Die – wiederum stützenfreie – Bahnsteighalle liegt nicht ganz so tief wie in Überseequartier, ist mit 135 Metern noch zehn Meter länger als dort und ebenfalls zehn Meter hoch. Das scheint hier auch notwendig, besitzt die Station doch die ungewöhnlichste, ja mutigste Gestaltung aller Hamburger U-Bahnhöfe. Entworfen wurde sie von den Büros Raupach Architekten, Pfarré Lighting Design sowie Stauss & Pedrazzini – lauter Münchnern, was insofern nicht verwundert, als die U-Bahn der bayerischen Landeshauptstadt in den vergangenen zwanzig Jahren die kühnste, brillanteste und wegweisendste Tunnelbahnhofsarchitektur Deutschlands erhalten hat.
In Hamburg nutzte man zur Verkleidung dunkelbraune Metallplatten, durch deren Oberflächenbehandlung Wände und Decken auf unaufdringliche Weise bewegt erscheinen. Wichtiger ist das – München-typisch – spektakuläre Beleuchtungskonzept: In Längsrichtung hängen über dem Bahnsteig zwölf Leuchten in den Abmessungen gängiger Zwanzig-Fuß-(Schiffs-)Container. Hinter der Milchglasverkleidung ihres Stahlgerüsts leuchten LEDs in Farben, die der Tages- oder der Jahreszeit entsprechend verändert werden können und von den Wandverkleidungen – in die der Stationsname eingestanzt wurde – reflektiert werden.

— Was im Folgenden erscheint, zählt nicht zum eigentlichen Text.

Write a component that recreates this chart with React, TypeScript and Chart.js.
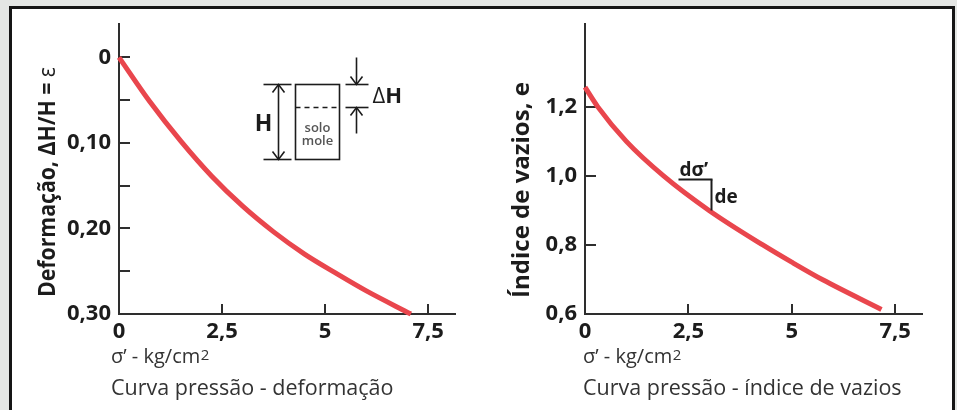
import React, { useEffect, useRef } from 'react';
import { Chart, registerables } from 'chart.js';

Chart.register(...registerables);

// ---------- data ----------
const sigmaDeform = [0, 0.75, 1.5, 2.25, 3.0, 3.75, 4.5, 5.25, 6.0, 7.08];
const strain = [0, 0.052, 0.098, 0.139, 0.174, 0.204, 0.23, 0.252, 0.273, 0.3];

const sigmaVoid = [0, 0.31, 1.0, 1.9, 3.0, 4.3, 5.0, 5.75, 7.17];
const voidRatio = [1.257, 1.2, 1.1, 1.0, 0.9, 0.8, 0.75, 0.699, 0.613];

const xTicks = [0, 2.5, 5, 7.5];
const xTickLabels = ['0', '2,5', '5', '7,5'];
const strainTicks = [0, 0.05, 0.1, 0.15, 0.2, 0.25, 0.3];
const strainTickLabels = ['0', '', '0,10', '', '0,20', '', '0,30'];
const voidTicks = [0.6, 0.8, 1.0, 1.2];
const voidTickLabels = ['0,6', '0,8', '1,0', '1,2'];

const X_MAX = 8.15;
const STRAIN_MIN = -0.039;
const STRAIN_MAX = 0.3;
const VOID_MIN = 0.6;
const VOID_MAX = 1.44;

// annotation anchors (data coordinates)
const insetAnchor = { x: 4.27, y: 0.0312 };
const slopeAnchor = { x: 2.24, y: 0.991 };

// ---------- styles ----------
const RED = '#e9464d';
const INK = '#1c1c1c';
const AXIS = '#2e2e2e';
const SUB = '#333333';
const FONT = "'Open Sans', 'Noto Sans', sans-serif";

function drawInwardTicks(chart: any, yVals: number[], xVals: number[]) {
  const { ctx, chartArea: a, scales } = chart;
  ctx.save();
  ctx.strokeStyle = AXIS;
  ctx.lineWidth = 2;
  for (const v of yVals) {
    const y = Math.round(scales.y.getPixelForValue(v));
    ctx.beginPath();
    ctx.moveTo(a.left, y);
    ctx.lineTo(a.left + 11, y);
    ctx.stroke();
  }
  for (const v of xVals) {
    const x = Math.round(scales.x.getPixelForValue(v));
    ctx.beginPath();
    ctx.moveTo(x, a.bottom);
    ctx.lineTo(x, a.bottom - 10);
    ctx.stroke();
  }
  ctx.restore();
}

function drawRotatedTitle(
  ctx: CanvasRenderingContext2D,
  bx: number,
  cy: number,
  parts: { t: string; w: string }[],
  size: number,
  targetLen: number
) {
  ctx.save();
  ctx.fillStyle = INK;
  ctx.textBaseline = 'alphabetic';
  ctx.textAlign = 'left';
  let total = 0;
  const widths = parts.map((p) => {
    ctx.font = `${p.w} ${size}px ${FONT}`;
    const w = ctx.measureText(p.t).width;
    total += w;
    return w;
  });
  const k = Math.min(1, targetLen / total);
  ctx.translate(bx, cy);
  ctx.rotate(-Math.PI / 2);
  ctx.scale(k, 1);
  let u = -total / 2;
  parts.forEach((p, i) => {
    ctx.font = `${p.w} ${size}px ${FONT}`;
    ctx.fillText(p.t, u, 0);
    u += widths[i];
  });
  ctx.restore();
}

function drawBottomTitles(ctx: CanvasRenderingContext2D, x: number, subtitle: string) {
  ctx.save();
  ctx.fillStyle = SUB;
  ctx.textBaseline = 'alphabetic';
  ctx.textAlign = 'left';
  ctx.font = `normal 20px ${FONT}`;
  const main = 'σ’ - kg/cm';
  ctx.fillText(main, x, 363);
  const w = ctx.measureText(main).width;
  ctx.font = `normal 15px ${FONT}`;
  ctx.fillText('2', x + w + 0.5, 359.5);
  ctx.font = `normal 21.5px ${FONT}`;
  ctx.fillText(subtitle, x, 395);
  ctx.restore();
}

function arrowHead(ctx: CanvasRenderingContext2D, x: number, y: number, dir: number) {
  ctx.beginPath();
  ctx.moveTo(x - 6, y - dir * 8);
  ctx.lineTo(x, y);
  ctx.lineTo(x + 6, y - dir * 8);
  ctx.stroke();
}

function line(ctx: CanvasRenderingContext2D, x1: number, y1: number, x2: number, y2: number) {
  ctx.beginPath();
  ctx.moveTo(x1, y1);
  ctx.lineTo(x2, y2);
  ctx.stroke();
}

const leftDecor = {
  id: 'leftDecor',
  beforeDatasetsDraw(chart: any) {
    drawInwardTicks(chart, strainTicks, xTicks);
  },
  afterDraw(chart: any) {
    const ctx: CanvasRenderingContext2D = chart.ctx;
    drawRotatedTitle(
      ctx,
      55,
      182,
      [
        { t: 'Deformação, ΔH/H = ', w: 'bold' },
        { t: 'ε', w: 'normal' },
      ],
      24,
      230
    );
    drawBottomTitles(ctx, chart.chartArea.left - 8, 'Curva pressão - deformação');

    // inset sketch of the soft-soil layer
    const ax = Math.round(chart.scales.x.getPixelForValue(insetAnchor.x)) + 0.5;
    const ay = Math.round(chart.scales.y.getPixelForValue(insetAnchor.y)) + 0.5;
    ctx.save();
    ctx.strokeStyle = INK;
    ctx.lineWidth = 1.6;
    ctx.strokeRect(ax, ay, 44, 75);
    ctx.setLineDash([5, 4]);
    line(ctx, ax, ay + 23, ax + 44, ay + 23);
    ctx.setLineDash([]);
    // H dimension
    line(ctx, ax - 32, ay, ax - 4, ay);
    line(ctx, ax - 32, ay + 75, ax - 4, ay + 75);
    line(ctx, ax - 17, ay, ax - 17, ay + 75);
    arrowHead(ctx, ax - 17, ay, -1);
    arrowHead(ctx, ax - 17, ay + 75, 1);
    // ΔH dimension
    line(ctx, ax + 50, ay, ax + 73, ay);
    line(ctx, ax + 50, ay + 23, ax + 73, ay + 23);
    line(ctx, ax + 61, ay - 27, ax + 61, ay);
    arrowHead(ctx, ax + 61, ay, 1);
    line(ctx, ax + 61, ay + 49, ax + 61, ay + 23);
    arrowHead(ctx, ax + 61, ay + 23, -1);
    // labels
    ctx.fillStyle = INK;
    ctx.textAlign = 'center';
    ctx.textBaseline = 'middle';
    ctx.font = `bold 23px ${FONT}`;
    ctx.fillText('H', ax - 32, ay + 40);
    ctx.fillStyle = '#555';
    ctx.font = `600 13px ${FONT}`;
    ctx.fillText('solo', ax + 22, ay + 44);
    ctx.fillText('mole', ax + 22, ay + 57);
    ctx.fillStyle = INK;
    ctx.textAlign = 'left';
    ctx.font = `normal 22px ${FONT}`;
    ctx.fillText('Δ', ax + 77, ay + 12);
    const dw = ctx.measureText('Δ').width;
    ctx.font = `bold 22px ${FONT}`;
    ctx.fillText('H', ax + 77 + dw, ay + 12);
    ctx.restore();
  },
};

const rightDecor = {
  id: 'rightDecor',
  beforeDatasetsDraw(chart: any) {
    drawInwardTicks(chart, voidTicks, xTicks);
  },
  afterDraw(chart: any) {
    const ctx: CanvasRenderingContext2D = chart.ctx;
    drawRotatedTitle(ctx, 51, 190, [{ t: 'Índice de vazios, e', w: 'bold' }], 24, 216);
    drawBottomTitles(ctx, chart.chartArea.left - 2, 'Curva pressão - índice de vazios');

    const ax = Math.round(chart.scales.x.getPixelForValue(slopeAnchor.x)) + 0.5;
    const ay = Math.round(chart.scales.y.getPixelForValue(slopeAnchor.y)) + 0.5;
    ctx.save();
    ctx.strokeStyle = INK;
    ctx.lineWidth = 2;
    line(ctx, ax, ay, ax + 34, ay);
    line(ctx, ax + 33, ay, ax + 33, ay + 31);
    ctx.fillStyle = INK;
    ctx.textAlign = 'left';
    ctx.textBaseline = 'alphabetic';
    ctx.font = `bold 19px ${FONT}`;
    ctx.fillText('dσ’', ax + 1, ay - 4);
    ctx.textBaseline = 'middle';
    ctx.fillText('de', ax + 36, ay + 18);
    ctx.restore();
  },
};

function buildChart(
  canvas: HTMLCanvasElement,
  xs: number[],
  ys: number[],
  yOpts: any,
  padRight: number,
  yWidth: number,
  plugin: any
) {
  return new Chart(canvas, {
    type: 'line',
    data: {
      datasets: [
        {
          data: xs.map((x, i) => ({ x, y: ys[i] })),
          borderColor: RED,
          borderWidth: 5,
          pointRadius: 0,
          cubicInterpolationMode: 'monotone',
          fill: false,
          clip: false,
        } as any,
      ],
    },
    options: {
      responsive: false,
      animation: false,
      events: [],
      layout: { padding: { left: 0, top: 24, right: padRight, bottom: 0 } },
      plugins: {
        legend: { display: false },
        tooltip: { enabled: false },
        title: { display: false },
      },
      scales: {
        x: {
          type: 'linear',
          min: 0,
          max: X_MAX,
          grid: { display: false, drawTicks: false },
          border: { display: true, color: AXIS, width: 2 },
          afterBuildTicks: (s: any) => {
            s.ticks = xTicks.map((v) => ({ value: v }));
          },
          afterFit: (s: any) => {
            s.height = 96;
          },
          ticks: {
            autoSkip: false,
            maxRotation: 0,
            padding: 5,
            color: INK,
            font: { family: FONT, size: 22, weight: 'bold' },
            callback: (_v: any, i: number) => xTickLabels[i],
          },
        },
        y: {
          type: 'linear',
          min: yOpts.min,
          max: yOpts.max,
          reverse: yOpts.reverse,
          grid: { display: false, drawTicks: false },
          border: { display: true, color: AXIS, width: 2 },
          afterBuildTicks: (s: any) => {
            s.ticks = yOpts.ticks.map((v: number) => ({ value: v }));
          },
          afterFit: (s: any) => {
            s.width = yWidth;
          },
          ticks: {
            autoSkip: false,
            padding: 8,
            color: INK,
            font: { family: FONT, size: 22, weight: 'bold' },
            callback: (_v: any, i: number) => yOpts.labels[i],
          },
        },
      },
    } as any,
    plugins: [plugin],
  });
}

export default function App() {
  const leftRef = useRef<HTMLCanvasElement>(null);
  const rightRef = useRef<HTMLCanvasElement>(null);

  useEffect(() => {
    const c1 = buildChart(
      leftRef.current!,
      sigmaDeform,
      strain,
      { min: STRAIN_MIN, max: STRAIN_MAX, reverse: true, ticks: strainTicks, labels: strainTickLabels },
      23,
      119,
      leftDecor
    );
    const c2 = buildChart(
      rightRef.current!,
      sigmaVoid,
      voidRatio,
      { min: VOID_MIN, max: VOID_MAX, reverse: false, ticks: voidTicks, labels: voidTickLabels },
      35,
      107,
      rightDecor
    );
    return () => {
      c1.destroy();
      c2.destroy();
    };
  }, []);

  return (
    <div
      style={{
        position: 'absolute',
        left: 0,
        top: 0,
        width: 957,
        height: 410,
        overflow: 'hidden',
        background: '#e4e6e4',
      }}
    >
      <div
        style={{
          position: 'absolute',
          left: 9,
          top: 6,
          width: 946,
          height: 420,
          boxSizing: 'border-box',
          border: '3px solid #151515',
          background: '#ffffff',
        }}
      />
      <canvas
        ref={leftRef}
        width={478}
        height={410}
        style={{ position: 'absolute', left: 0, top: 0, width: 478, height: 410 }}
      />
      <canvas
        ref={rightRef}
        width={479}
        height={410}
        style={{ position: 'absolute', left: 478, top: 0, width: 479, height: 410 }}
      />
    </div>
  );
}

Die Decke der Bahnsteighalle geht an deren beiden Enden nahtlos in jene der Zugangsgeschosse über, die folglich galerieartig zur Bahnsteighalle hin geöffnet sind – zumindest optisch, ist doch in Hamburg die hysterische Angst vor Bränden in Tunnelstationen besonders ausgeprägt, weshalb Glaswände eingebaut wurden. Die Zugangsbereiche sind mit silberfarbenen Metallplatten verkleidet und wie der Bahnsteig mit hellen Bodenfliesen ausgestattet, bei denen geraten werden darf, wie lange sie gut aussehen.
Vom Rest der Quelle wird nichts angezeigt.